* _WORK TO BE COMPLETED_: Write out the entire listing below exactly as it appears, minus any pictures.

* _RECORDED DATA_:
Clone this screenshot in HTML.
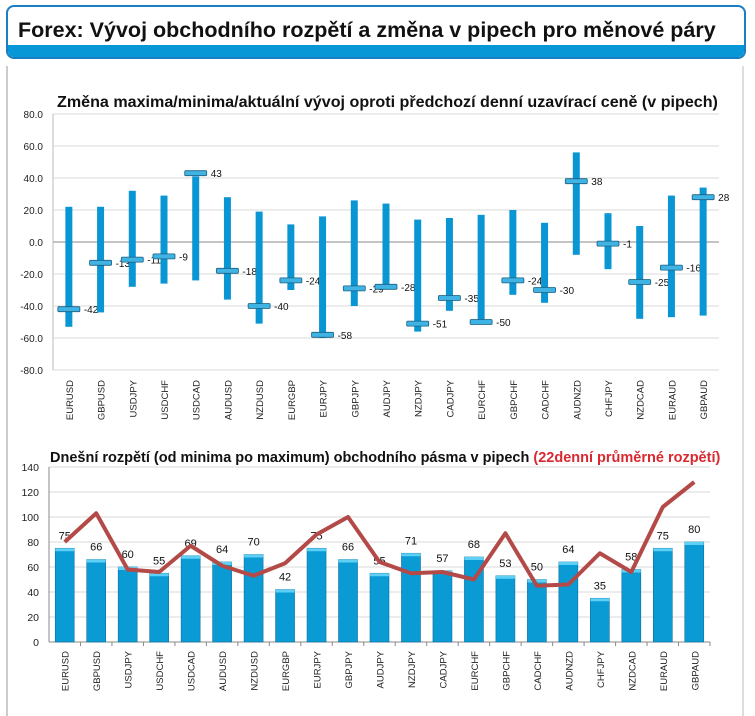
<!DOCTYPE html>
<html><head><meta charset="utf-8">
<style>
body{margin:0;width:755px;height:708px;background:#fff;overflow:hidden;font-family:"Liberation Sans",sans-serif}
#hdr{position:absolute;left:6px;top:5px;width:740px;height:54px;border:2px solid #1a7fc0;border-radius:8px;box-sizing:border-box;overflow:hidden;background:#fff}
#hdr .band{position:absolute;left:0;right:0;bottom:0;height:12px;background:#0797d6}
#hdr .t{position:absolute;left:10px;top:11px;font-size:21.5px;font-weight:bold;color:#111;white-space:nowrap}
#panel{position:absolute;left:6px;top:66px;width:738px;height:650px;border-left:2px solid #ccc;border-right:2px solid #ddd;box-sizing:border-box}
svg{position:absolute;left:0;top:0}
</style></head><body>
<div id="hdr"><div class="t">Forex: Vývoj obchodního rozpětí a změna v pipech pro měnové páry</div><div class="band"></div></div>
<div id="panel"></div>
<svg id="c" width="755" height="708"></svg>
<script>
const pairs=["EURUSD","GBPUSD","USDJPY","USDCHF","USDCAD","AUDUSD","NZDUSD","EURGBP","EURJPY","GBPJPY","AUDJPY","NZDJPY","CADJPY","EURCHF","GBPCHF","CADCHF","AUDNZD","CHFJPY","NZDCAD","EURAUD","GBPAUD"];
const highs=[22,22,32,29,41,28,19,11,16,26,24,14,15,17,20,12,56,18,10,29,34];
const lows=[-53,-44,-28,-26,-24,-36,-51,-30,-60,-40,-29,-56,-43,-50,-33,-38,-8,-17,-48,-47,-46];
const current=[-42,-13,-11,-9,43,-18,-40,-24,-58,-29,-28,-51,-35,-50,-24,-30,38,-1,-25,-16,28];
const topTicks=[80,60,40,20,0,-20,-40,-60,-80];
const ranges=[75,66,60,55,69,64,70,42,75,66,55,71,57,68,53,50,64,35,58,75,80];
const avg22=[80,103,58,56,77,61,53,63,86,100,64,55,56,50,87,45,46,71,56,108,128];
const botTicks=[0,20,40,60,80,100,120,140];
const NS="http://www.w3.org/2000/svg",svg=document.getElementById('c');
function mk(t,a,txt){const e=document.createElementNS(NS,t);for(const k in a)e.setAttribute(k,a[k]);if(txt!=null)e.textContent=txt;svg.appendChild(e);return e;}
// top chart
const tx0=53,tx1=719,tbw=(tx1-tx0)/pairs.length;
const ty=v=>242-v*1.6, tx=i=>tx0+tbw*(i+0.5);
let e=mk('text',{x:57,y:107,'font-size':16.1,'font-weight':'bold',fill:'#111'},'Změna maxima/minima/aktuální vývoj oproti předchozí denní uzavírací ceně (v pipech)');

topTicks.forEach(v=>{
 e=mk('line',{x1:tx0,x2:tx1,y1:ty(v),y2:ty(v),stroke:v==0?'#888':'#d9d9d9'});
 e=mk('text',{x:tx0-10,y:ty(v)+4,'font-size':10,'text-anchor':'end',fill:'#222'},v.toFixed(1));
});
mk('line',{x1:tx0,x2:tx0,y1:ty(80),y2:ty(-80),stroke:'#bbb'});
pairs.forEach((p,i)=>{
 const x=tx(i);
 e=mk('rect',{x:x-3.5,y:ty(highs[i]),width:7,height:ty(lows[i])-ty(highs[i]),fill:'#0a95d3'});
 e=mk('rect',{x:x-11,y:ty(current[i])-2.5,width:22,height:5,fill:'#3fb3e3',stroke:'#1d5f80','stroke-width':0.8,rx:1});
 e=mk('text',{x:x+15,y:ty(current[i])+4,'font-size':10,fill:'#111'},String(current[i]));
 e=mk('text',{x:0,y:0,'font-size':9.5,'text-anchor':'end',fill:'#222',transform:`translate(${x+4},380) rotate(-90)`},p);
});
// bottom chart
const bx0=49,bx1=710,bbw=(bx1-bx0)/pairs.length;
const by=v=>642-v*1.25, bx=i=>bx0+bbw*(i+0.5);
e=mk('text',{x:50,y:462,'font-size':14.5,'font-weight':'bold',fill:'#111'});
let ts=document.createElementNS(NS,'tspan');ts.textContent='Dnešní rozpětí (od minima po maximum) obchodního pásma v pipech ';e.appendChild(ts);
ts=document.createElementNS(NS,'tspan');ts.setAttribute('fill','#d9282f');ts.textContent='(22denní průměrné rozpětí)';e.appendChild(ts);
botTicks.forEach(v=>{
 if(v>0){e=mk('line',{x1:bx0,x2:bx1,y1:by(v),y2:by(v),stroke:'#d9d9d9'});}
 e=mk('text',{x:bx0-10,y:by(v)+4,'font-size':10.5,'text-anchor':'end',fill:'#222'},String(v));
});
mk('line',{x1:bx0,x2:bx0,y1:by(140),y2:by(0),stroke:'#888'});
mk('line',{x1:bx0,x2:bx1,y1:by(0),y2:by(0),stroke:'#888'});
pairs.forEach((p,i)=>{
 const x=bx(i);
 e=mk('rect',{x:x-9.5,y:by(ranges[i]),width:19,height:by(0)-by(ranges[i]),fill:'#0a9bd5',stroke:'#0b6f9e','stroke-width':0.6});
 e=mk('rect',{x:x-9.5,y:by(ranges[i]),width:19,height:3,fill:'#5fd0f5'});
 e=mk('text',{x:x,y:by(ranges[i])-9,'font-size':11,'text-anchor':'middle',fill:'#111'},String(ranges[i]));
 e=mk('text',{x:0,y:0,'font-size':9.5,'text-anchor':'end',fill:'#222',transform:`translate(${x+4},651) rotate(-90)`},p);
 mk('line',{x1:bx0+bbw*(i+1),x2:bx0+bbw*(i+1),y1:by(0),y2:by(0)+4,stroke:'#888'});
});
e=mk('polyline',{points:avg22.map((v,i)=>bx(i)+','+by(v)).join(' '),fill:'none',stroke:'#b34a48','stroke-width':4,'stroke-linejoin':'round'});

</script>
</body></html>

* _OUTPUT FOR THIS TASK_:
Clone this screenshot in HTML.
<!DOCTYPE html>
<html><head><meta charset="utf-8">
<style>
body{margin:0;width:755px;height:708px;background:#fff;overflow:hidden;font-family:"Liberation Sans",sans-serif}
#hdr{position:absolute;left:6px;top:5px;width:740px;height:54px;border:2px solid #1a7fc0;border-radius:8px;box-sizing:border-box;overflow:hidden;background:#fff}
#hdr .band{position:absolute;left:0;right:0;bottom:0;height:12px;background:#0797d6}
#hdr .t{position:absolute;left:10px;top:11px;font-size:21.5px;font-weight:bold;color:#111;white-space:nowrap}
#panel{position:absolute;left:6px;top:66px;width:738px;height:650px;border-left:2px solid #ccc;border-right:2px solid #ddd;box-sizing:border-box}
svg{position:absolute;left:0;top:0}
</style></head><body>
<div id="hdr"><div class="t">Forex: Vývoj obchodního rozpětí a změna v pipech pro měnové páry</div><div class="band"></div></div>
<div id="panel"></div>
<svg id="c" width="755" height="708"></svg>
<script>
const pairs=["EURUSD","GBPUSD","USDJPY","USDCHF","USDCAD","AUDUSD","NZDUSD","EURGBP","EURJPY","GBPJPY","AUDJPY","NZDJPY","CADJPY","EURCHF","GBPCHF","CADCHF","AUDNZD","CHFJPY","NZDCAD","EURAUD","GBPAUD"];
const highs=[22,22,32,29,41,28,19,11,16,26,24,14,15,17,20,12,56,18,10,29,34];
const lows=[-53,-44,-28,-26,-24,-36,-51,-30,-60,-40,-29,-56,-43,-50,-33,-38,-8,-17,-48,-47,-46];
const current=[-42,-13,-11,-9,43,-18,-40,-24,-58,-29,-28,-51,-35,-50,-24,-30,38,-1,-25,-16,28];
const topTicks=[80,60,40,20,0,-20,-40,-60,-80];
const ranges=[75,66,60,55,69,64,70,42,75,66,55,71,57,68,53,50,64,35,58,75,80];
const avg22=[80,103,58,56,77,61,53,63,86,100,64,55,56,50,87,45,46,71,56,108,128];
const botTicks=[0,20,40,60,80,100,120,140];
const NS="http://www.w3.org/2000/svg",svg=document.getElementById('c');
function mk(t,a,txt){const e=document.createElementNS(NS,t);for(const k in a)e.setAttribute(k,a[k]);if(txt!=null)e.textContent=txt;svg.appendChild(e);return e;}
// top chart
const tx0=53,tx1=719,tbw=(tx1-tx0)/pairs.length;
const ty=v=>242-v*1.6, tx=i=>tx0+tbw*(i+0.5);
let e=mk('text',{x:57,y:107,'font-size':16.1,'font-weight':'bold',fill:'#111'},'Změna maxima/minima/aktuální vývoj oproti předchozí denní uzavírací ceně (v pipech)');

topTicks.forEach(v=>{
 e=mk('line',{x1:tx0,x2:tx1,y1:ty(v),y2:ty(v),stroke:v==0?'#888':'#d9d9d9'});
 e=mk('text',{x:tx0-10,y:ty(v)+4,'font-size':10,'text-anchor':'end',fill:'#222'},v.toFixed(1));
});
mk('line',{x1:tx0,x2:tx0,y1:ty(80),y2:ty(-80),stroke:'#bbb'});
pairs.forEach((p,i)=>{
 const x=tx(i);
 e=mk('rect',{x:x-3.5,y:ty(highs[i]),width:7,height:ty(lows[i])-ty(highs[i]),fill:'#0a95d3'});
 e=mk('rect',{x:x-11,y:ty(current[i])-2.5,width:22,height:5,fill:'#3fb3e3',stroke:'#1d5f80','stroke-width':0.8,rx:1});
 e=mk('text',{x:x+15,y:ty(current[i])+4,'font-size':10,fill:'#111'},String(current[i]));
 e=mk('text',{x:0,y:0,'font-size':9.5,'text-anchor':'end',fill:'#222',transform:`translate(${x+4},380) rotate(-90)`},p);
});
// bottom chart
const bx0=49,bx1=710,bbw=(bx1-bx0)/pairs.length;
const by=v=>642-v*1.25, bx=i=>bx0+bbw*(i+0.5);
e=mk('text',{x:50,y:462,'font-size':14.5,'font-weight':'bold',fill:'#111'});
let ts=document.createElementNS(NS,'tspan');ts.textContent='Dnešní rozpětí (od minima po maximum) obchodního pásma v pipech ';e.appendChild(ts);
ts=document.createElementNS(NS,'tspan');ts.setAttribute('fill','#d9282f');ts.textContent='(22denní průměrné rozpětí)';e.appendChild(ts);
botTicks.forEach(v=>{
 if(v>0){e=mk('line',{x1:bx0,x2:bx1,y1:by(v),y2:by(v),stroke:'#d9d9d9'});}
 e=mk('text',{x:bx0-10,y:by(v)+4,'font-size':10.5,'text-anchor':'end',fill:'#222'},String(v));
});
mk('line',{x1:bx0,x2:bx0,y1:by(140),y2:by(0),stroke:'#888'});
mk('line',{x1:bx0,x2:bx1,y1:by(0),y2:by(0),stroke:'#888'});
pairs.forEach((p,i)=>{
 const x=bx(i);
 e=mk('rect',{x:x-9.5,y:by(ranges[i]),width:19,height:by(0)-by(ranges[i]),fill:'#0a9bd5',stroke:'#0b6f9e','stroke-width':0.6});
 e=mk('rect',{x:x-9.5,y:by(ranges[i]),width:19,height:3,fill:'#5fd0f5'});
 e=mk('text',{x:x,y:by(ranges[i])-9,'font-size':11,'text-anchor':'middle',fill:'#111'},String(ranges[i]));
 e=mk('text',{x:0,y:0,'font-size':9.5,'text-anchor':'end',fill:'#222',transform:`translate(${x+4},651) rotate(-90)`},p);
 mk('line',{x1:bx0+bbw*(i+1),x2:bx0+bbw*(i+1),y1:by(0),y2:by(0)+4,stroke:'#888'});
});
e=mk('polyline',{points:avg22.map((v,i)=>bx(i)+','+by(v)).join(' '),fill:'none',stroke:'#b34a48','stroke-width':4,'stroke-linejoin':'round'});

</script>
</body></html>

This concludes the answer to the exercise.